En un país en el que un tesorero, de esos de manguitos y visera, acumula cincuenta millones de euros en una cuenta en Suiza, ¿cuánto pueden algunos empresarios o delincuentes ofrecer a estos jueces por archivar un caso, dejar prescribir un delito, ignorar una prueba? ¿Cuánto a unos funcionarios que cobran unas pagas en nóminas públicas por cuyo monto anual muchos de esos personajes no se levantarían de la cama? Bastantes políticos se venden. Tenemos casos para todos los gustos y todas las cuantías, según el volumen del negocio, desde unos miles de euros en comisiones a millones. ¿Por qué no los jueces? Téngase en cuenta que, además, ya vienen baqueteados, con las costillas brumadas por los medios y su honor pisoteado por auténticos sayones. ¿Por qué no van a razonar como, probablemente, les insinúe el egoísmo en sus horas bajas? ¿Qué necesidad tienen de pasar ese calvario (y, quizá, hacérselo pasar a sus familias) cuando podrían quitarse de líos y disfrutar de una saneada rentita producida por alguna generosa dádiva de uno de esos millonarios delincuentes?

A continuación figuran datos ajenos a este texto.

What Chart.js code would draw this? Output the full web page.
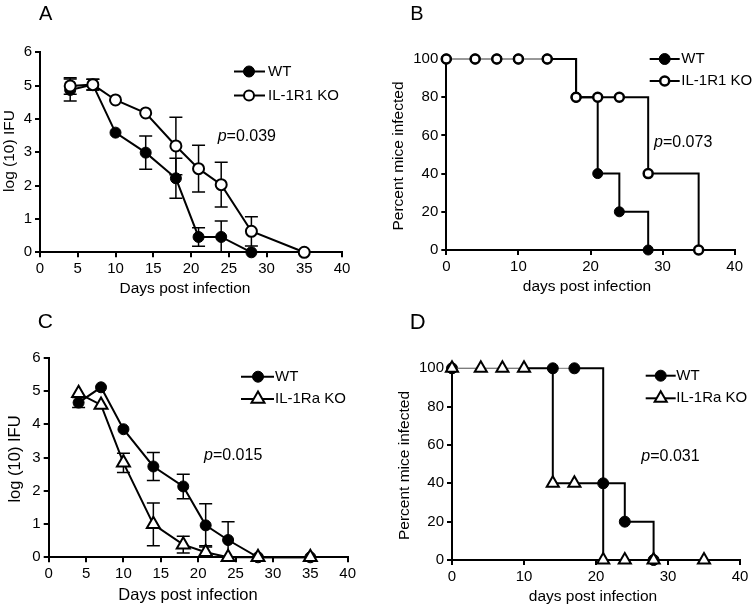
<!DOCTYPE html>
<html>
<head>
<meta charset="utf-8">
<script src="https://cdn.jsdelivr.net/npm/chart.js@4.4.1/dist/chart.umd.min.js"></script>
<style>
  body { margin: 0; background: #fff; }
  #wrap { position: relative; width: 756px; height: 609px; }
  canvas { position: absolute; }
</style>
</head>
<body>
<div id="wrap">
  <canvas id="cA" style="left:0;top:0;width:378px;height:300px" width="378" height="300"></canvas>
  <canvas id="cB" style="left:378px;top:0;width:378px;height:300px" width="378" height="300"></canvas>
  <canvas id="cC" style="left:0;top:300px;width:378px;height:309px" width="378" height="309"></canvas>
  <canvas id="cD" style="left:378px;top:300px;width:378px;height:309px" width="378" height="309"></canvas>
</div>
<script>
// A - log(10) IFU, WT vs IL-1R1 KO
const daysA_wt = [4, 7, 10, 14, 18, 21, 24, 28];
const ifuA_wt = [4.87, 5.03, 3.59, 2.99, 2.22, 0.46, 0.46, 0];
const errA_wt = [0.33, 0.16, 0, 0.5, 0.6, 0.28, 0.48, 0];
const daysA_ko = [4, 7, 10, 14, 18, 21, 24, 28, 35];
const ifuA_ko = [4.99, 5.03, 4.57, 4.18, 3.19, 2.51, 2.03, 0.63, 0];
const errA_ko = [0.25, 0.16, 0, 0, 0.86, 0.7, 0.67, 0.44, 0];

// B - percent mice infected, WT vs IL-1R1 KO
const daysB_wt = [0, 4, 7, 10, 14, 18, 21, 24, 28];
const pctB_wt = [100, 100, 100, 100, 100, 80, 40, 20, 0];
const daysB_ko = [0, 4, 7, 10, 14, 18, 21, 24, 28, 35];
const pctB_ko = [100, 100, 100, 100, 100, 80, 80, 80, 40, 0];

// C - log(10) IFU, WT vs IL-1Ra KO
const daysC_wt = [4, 7, 10, 14, 18, 21, 24, 28, 35];
const ifuC_wt = [4.65, 5.11, 3.85, 2.73, 2.13, 0.96, 0.52, 0, 0];
const errC_wt = [0.15, 0, 0, 0.42, 0.37, 0.65, 0.55, 0, 0];
const daysC_ko = [4, 7, 10, 14, 18, 21, 24, 28, 35];
const ifuC_ko = [4.93, 4.58, 2.84, 0.99, 0.38, 0.15, 0, 0, 0];
const errC_ko = [0, 0, 0.29, 0.64, 0.25, 0.2, 0, 0, 0];

// D - percent mice infected, WT vs IL-1Ra KO
const daysD_wt = [0, 14, 17, 21, 24, 28];
const pctD_wt = [100, 100, 100, 40, 20, 0];
const daysD_ko = [0, 4, 7, 10, 14, 17, 21, 24, 28, 35];
const pctD_ko = [100, 100, 100, 100, 40, 40, 0, 0, 0, 0];

const ticksIFU = [0, 1, 2, 3, 4, 5, 6];
const ticksPct = [0, 20, 40, 60, 80, 100];

const FONT = "'Liberation Sans', Arial, Helvetica, sans-serif";

function pts(xs, ys) {
  return xs.map((x, i) => ({ x: x, y: ys[i] }));
}

function drawMarker(ctx, style, x, y, r, fill, bw) {
  ctx.beginPath();
  if (style === "triangle") {
    for (let k = 0; k < 3; k++) {
      const a = (k * 2 * Math.PI) / 3;
      const px = x + Math.sin(a) * r;
      const py = y - Math.cos(a) * r;
      if (k === 0) ctx.moveTo(px, py);
      else ctx.lineTo(px, py);
    }
    ctx.closePath();
  } else {
    ctx.arc(x, y, r, 0, Math.PI * 2);
  }
  ctx.fillStyle = fill;
  ctx.fill();
  ctx.lineWidth = bw;
  ctx.strokeStyle = "#000";
  ctx.stroke();
}

// error bars, drawn under the lines and markers
const errorBars = {
  id: "errorBars",
  beforeDatasetsDraw(chart) {
    const ctx = chart.ctx;
    const yScale = chart.scales.y;
    chart.data.datasets.forEach((ds, i) => {
      if (!ds.errors) return;
      const meta = chart.getDatasetMeta(i);
      meta.data.forEach((pt, j) => {
        const e = ds.errors[j];
        if (!e) return;
        const v = ds.data[j].y;
        const top = yScale.getPixelForValue(v + e);
        const bot = yScale.getPixelForValue(Math.max(v - e, 0));
        ctx.save();
        ctx.strokeStyle = "#000";
        ctx.lineWidth = 1.5;
        ctx.beginPath();
        ctx.moveTo(pt.x, top);
        ctx.lineTo(pt.x, bot);
        ctx.moveTo(pt.x - 6.5, top);
        ctx.lineTo(pt.x + 6.5, top);
        if (v - e > 0) {
          ctx.moveTo(pt.x - 6.5, bot);
          ctx.lineTo(pt.x + 6.5, bot);
        }
        ctx.stroke();
        ctx.restore();
      });
    });
  },
};

// panel letter, axis titles, legend and p value
const panelText = {
  id: "panelText",
  afterDraw(chart, args, o) {
    const ctx = chart.ctx;
    ctx.save();
    ctx.fillStyle = "#000";
    ctx.textBaseline = "alphabetic";
    ctx.textAlign = "left";
    ctx.font = o.letterSize + "px " + FONT;
    ctx.fillText(o.letter, o.letterX, o.letterY);

    ctx.font = o.titleSize + "px " + FONT;
    ctx.textAlign = "center";
    ctx.textBaseline = "middle";
    ctx.fillText(o.xTitle, o.xTitleX, o.xTitleY);
    ctx.save();
    ctx.translate(o.yTitleX, o.yTitleY);
    ctx.rotate(-Math.PI / 2);
    ctx.fillText(o.yTitle, 0, 0);
    ctx.restore();

    // legend
    const lg = o.legend;
    chart.data.datasets.forEach((ds, i) => {
      const y = lg.rows[i];
      ctx.strokeStyle = "#000";
      ctx.lineWidth = 2;
      ctx.beginPath();
      ctx.moveTo(lg.x0, y);
      ctx.lineTo(lg.x1, y);
      ctx.stroke();
      drawMarker(ctx, ds.pointStyle, lg.mx, y, ds.legendRadius, ds.pointBackgroundColor, ds.pointBorderWidth);
      ctx.fillStyle = "#000";
      ctx.font = "15px " + FONT;
      ctx.textAlign = "left";
      ctx.textBaseline = "middle";
      ctx.fillText(ds.label, lg.tx, y);
    });

    // p value
    ctx.textAlign = "left";
    ctx.textBaseline = "middle";
    ctx.font = "italic 16px " + FONT;
    ctx.fillText("p", o.pX, o.pY);
    const w = ctx.measureText("p").width;
    ctx.font = "16px " + FONT;
    ctx.fillText(o.pText, o.pX + w, o.pY);
    ctx.restore();
  },
};

function makeChart(id, datasets, cfg) {
  return new Chart(document.getElementById(id), {
    type: "line",
    data: { datasets: datasets },
    plugins: [errorBars, panelText],
    options: {
      responsive: false,
      animation: false,
      events: [],
      layout: { padding: { left: 0, bottom: 0, top: cfg.padTop, right: cfg.padRight } },
      plugins: {
        legend: { display: false },
        tooltip: { enabled: false },
        panelText: cfg.text,
      },
      scales: {
        x: {
          type: "linear",
          min: 0,
          max: 40,
          afterFit: (s) => { s.height = cfg.xHeight; },
          border: { color: "#000", width: 2 },
          grid: { drawOnChartArea: false, color: "#000", lineWidth: 2, tickLength: 5 },
          ticks: { stepSize: cfg.xStep, color: "#000", padding: 3, maxRotation: 0, font: { family: FONT, size: 15 } },
        },
        y: {
          type: "linear",
          min: 0,
          max: cfg.yTicks[cfg.yTicks.length - 1],
          afterFit: (s) => { s.width = cfg.yWidth; },
          afterBuildTicks: (s) => { s.ticks = cfg.yTicks.map((v) => ({ value: v })); },
          border: { color: "#000", width: 2 },
          grid: { drawOnChartArea: false, color: "#000", lineWidth: 2, tickLength: 5 },
          ticks: { color: "#000", padding: 3, font: { family: FONT, size: 15 } },
        },
      },
    },
  });
}

// step lines: the 100% stretch is drawn thin and grey
const kmSegment = {
  borderWidth: (c) => (c.p0.parsed.y === 100 && c.p1.parsed.y === 100 ? 1 : 2),
  borderColor: (c) => (c.p0.parsed.y === 100 && c.p1.parsed.y === 100 ? "#777" : "#000"),
};

function wtSet(label, data, opts) {
  return Object.assign({
    label: label, data: data, order: 2, clip: false,
    borderColor: "#000", borderWidth: 2, tension: 0,
    pointStyle: "circle", pointRadius: 5.5, legendRadius: 5.5,
    pointBackgroundColor: "#000", pointBorderColor: "#000", pointBorderWidth: 1,
  }, opts);
}
function koSet(label, data, opts) {
  return Object.assign({
    label: label, data: data, order: 1, clip: false,
    borderColor: "#000", borderWidth: 2, tension: 0,
    pointStyle: "circle", pointRadius: 5.5, legendRadius: 5,
    pointBackgroundColor: "#fff", pointBorderColor: "#000", pointBorderWidth: 2,
  }, opts);
}

// A
makeChart("cA", [
  wtSet("WT", pts(daysA_wt, ifuA_wt), { errors: errA_wt }),
  koSet("IL-1R1 KO", pts(daysA_ko, ifuA_ko), { errors: errA_ko }),
], {
  padTop: 52.3, padRight: 36, xHeight: 47.7, yWidth: 40, xStep: 5, yTicks: ticksIFU,
  text: {
    letter: "A", letterX: 39, letterY: 20, letterSize: 20, titleSize: 15.5,
    xTitle: "Days post infection", xTitleX: 185, xTitleY: 289,
    yTitle: "log (10) IFU", yTitleX: 10, yTitleY: 151,
    legend: { x0: 234, x1: 265, mx: 249, tx: 268, rows: [71.5, 95.5] },
    pText: "=0.039", pX: 217.7, pY: 137,
  },
});

// B
makeChart("cB", [
  wtSet("WT", pts(daysB_wt, pctB_wt), { stepped: "before", segment: kmSegment, pointRadius: 5, legendRadius: 5.5 }),
  koSet("IL-1R1 KO", pts(daysB_ko, pctB_ko), { stepped: "before", segment: kmSegment, pointRadius: 4.5, pointBorderWidth: 2.5, legendRadius: 4.5 }),
], {
  padTop: 59, padRight: 21.3, xHeight: 50, yWidth: 68.3, xStep: 10, yTicks: ticksPct,
  text: {
    letter: "B", letterX: 32.3, letterY: 20, letterSize: 20, titleSize: 15.5,
    xTitle: "days post infection", xTitleX: 209, xTitleY: 287,
    yTitle: "Percent mice infected", yTitleX: 21, yTitleY: 156,
    legend: { x0: 271.7, x1: 301.7, mx: 286.7, tx: 303.3, rows: [59, 81] },
    pText: "=0.073", pX: 276, pY: 142.7,
  },
});

// C
makeChart("cC", [
  wtSet("WT", pts(daysC_wt, ifuC_wt), { errors: errC_wt }),
  koSet("IL-1Ra KO", pts(daysC_ko, ifuC_ko), { errors: errC_ko, pointStyle: "triangle", pointRadius: 7.5, legendRadius: 7.5 }),
], {
  padTop: 57.7, padRight: 30.3, xHeight: 51.7, yWidth: 48.7, xStep: 5, yTicks: ticksIFU,
  text: {
    letter: "C", letterX: 37.7, letterY: 27.7, letterSize: 21, titleSize: 16.5,
    xTitle: "Days post infection", xTitleX: 188, xTitleY: 295,
    yTitle: "log (10) IFU", yTitleX: 15.5, yTitleY: 159,
    legend: { x0: 241, x1: 274, mx: 258, tx: 275, rows: [76.7, 99] },
    pText: "=0.015", pX: 204, pY: 155.7,
  },
});

// D
makeChart("cD", [
  wtSet("WT", pts(daysD_wt, pctD_wt), { stepped: "before", segment: kmSegment, pointRadius: 5.5 }),
  koSet("IL-1Ra KO", pts(daysD_ko, pctD_ko), { stepped: "before", segment: kmSegment, pointStyle: "triangle", pointRadius: 7, legendRadius: 7 }),
], {
  padTop: 68.3, padRight: 16, xHeight: 49, yWidth: 74, xStep: 10, yTicks: ticksPct,
  text: {
    letter: "D", letterX: 31.7, letterY: 29.3, letterSize: 22, titleSize: 15.5,
    xTitle: "days post infection", xTitleX: 215, xTitleY: 297,
    yTitle: "Percent mice infected", yTitleX: 27, yTitleY: 165.5,
    legend: { x0: 267.7, x1: 297.7, mx: 282.7, tx: 298.3, rows: [75.7, 98.3] },
    pText: "=0.031", pX: 263.3, pY: 156.7,
  },
});
</script>
</body>
</html>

Pues no lo hacen. Y siguen. En esos juececillos que van y vienen afanosos entre focos y micrófonos con sus trajes prêt à porter arrugados y sus corbatas descolocadas, frente a la impecable e implacable elegancia de los mangantes, está nuestra última esperanza de no sentirnos irremediablemente avergonzados de ser españoles. 

Gracias, señorías. Ustedes sí hacen honor al nombre.